### Given data
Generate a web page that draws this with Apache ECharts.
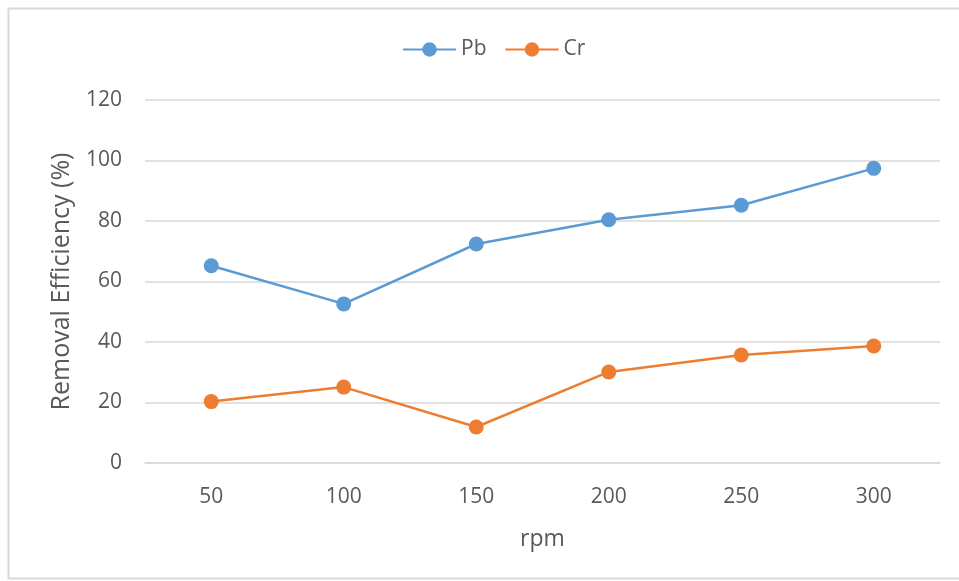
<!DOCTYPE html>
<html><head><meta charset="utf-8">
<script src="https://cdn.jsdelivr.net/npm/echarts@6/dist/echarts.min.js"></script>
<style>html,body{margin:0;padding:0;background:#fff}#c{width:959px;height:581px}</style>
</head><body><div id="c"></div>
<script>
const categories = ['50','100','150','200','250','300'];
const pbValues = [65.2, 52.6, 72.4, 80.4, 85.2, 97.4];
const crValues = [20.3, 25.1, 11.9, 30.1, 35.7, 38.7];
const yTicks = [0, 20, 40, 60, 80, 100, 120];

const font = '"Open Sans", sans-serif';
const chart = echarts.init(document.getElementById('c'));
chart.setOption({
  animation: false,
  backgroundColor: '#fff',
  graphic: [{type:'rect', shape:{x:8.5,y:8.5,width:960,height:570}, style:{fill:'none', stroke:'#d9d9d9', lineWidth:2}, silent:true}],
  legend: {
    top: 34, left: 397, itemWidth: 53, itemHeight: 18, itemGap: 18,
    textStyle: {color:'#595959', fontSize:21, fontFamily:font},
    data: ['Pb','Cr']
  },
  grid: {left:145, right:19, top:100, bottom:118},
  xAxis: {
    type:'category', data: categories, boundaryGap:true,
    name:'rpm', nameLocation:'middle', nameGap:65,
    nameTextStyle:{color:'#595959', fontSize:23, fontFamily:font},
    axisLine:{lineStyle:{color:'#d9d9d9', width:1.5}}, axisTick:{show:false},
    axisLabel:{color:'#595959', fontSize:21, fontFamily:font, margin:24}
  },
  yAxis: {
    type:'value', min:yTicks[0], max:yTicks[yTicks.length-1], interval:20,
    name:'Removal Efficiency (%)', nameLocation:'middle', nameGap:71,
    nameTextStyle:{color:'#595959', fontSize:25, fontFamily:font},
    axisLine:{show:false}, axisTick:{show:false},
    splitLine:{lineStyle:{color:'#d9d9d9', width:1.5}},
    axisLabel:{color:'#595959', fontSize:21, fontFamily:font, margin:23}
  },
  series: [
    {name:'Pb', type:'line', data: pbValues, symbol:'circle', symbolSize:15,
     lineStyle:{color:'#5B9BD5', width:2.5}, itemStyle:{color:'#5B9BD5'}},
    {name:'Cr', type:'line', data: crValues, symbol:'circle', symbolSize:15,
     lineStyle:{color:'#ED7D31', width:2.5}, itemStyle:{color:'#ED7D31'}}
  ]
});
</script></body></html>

### Stated problem
Set down the material above as is, without any pictures.

### The result
Generate a web page that draws this with Apache ECharts.
<!DOCTYPE html>
<html><head><meta charset="utf-8">
<script src="https://cdn.jsdelivr.net/npm/echarts@6/dist/echarts.min.js"></script>
<style>html,body{margin:0;padding:0;background:#fff}#c{width:959px;height:581px}</style>
</head><body><div id="c"></div>
<script>
const categories = ['50','100','150','200','250','300'];
const pbValues = [65.2, 52.6, 72.4, 80.4, 85.2, 97.4];
const crValues = [20.3, 25.1, 11.9, 30.1, 35.7, 38.7];
const yTicks = [0, 20, 40, 60, 80, 100, 120];

const font = '"Open Sans", sans-serif';
const chart = echarts.init(document.getElementById('c'));
chart.setOption({
  animation: false,
  backgroundColor: '#fff',
  graphic: [{type:'rect', shape:{x:8.5,y:8.5,width:960,height:570}, style:{fill:'none', stroke:'#d9d9d9', lineWidth:2}, silent:true}],
  legend: {
    top: 34, left: 397, itemWidth: 53, itemHeight: 18, itemGap: 18,
    textStyle: {color:'#595959', fontSize:21, fontFamily:font},
    data: ['Pb','Cr']
  },
  grid: {left:145, right:19, top:100, bottom:118},
  xAxis: {
    type:'category', data: categories, boundaryGap:true,
    name:'rpm', nameLocation:'middle', nameGap:65,
    nameTextStyle:{color:'#595959', fontSize:23, fontFamily:font},
    axisLine:{lineStyle:{color:'#d9d9d9', width:1.5}}, axisTick:{show:false},
    axisLabel:{color:'#595959', fontSize:21, fontFamily:font, margin:24}
  },
  yAxis: {
    type:'value', min:yTicks[0], max:yTicks[yTicks.length-1], interval:20,
    name:'Removal Efficiency (%)', nameLocation:'middle', nameGap:71,
    nameTextStyle:{color:'#595959', fontSize:25, fontFamily:font},
    axisLine:{show:false}, axisTick:{show:false},
    splitLine:{lineStyle:{color:'#d9d9d9', width:1.5}},
    axisLabel:{color:'#595959', fontSize:21, fontFamily:font, margin:23}
  },
  series: [
    {name:'Pb', type:'line', data: pbValues, symbol:'circle', symbolSize:15,
     lineStyle:{color:'#5B9BD5', width:2.5}, itemStyle:{color:'#5B9BD5'}},
    {name:'Cr', type:'line', data: crValues, symbol:'circle', symbolSize:15,
     lineStyle:{color:'#ED7D31', width:2.5}, itemStyle:{color:'#ED7D31'}}
  ]
});
</script></body></html>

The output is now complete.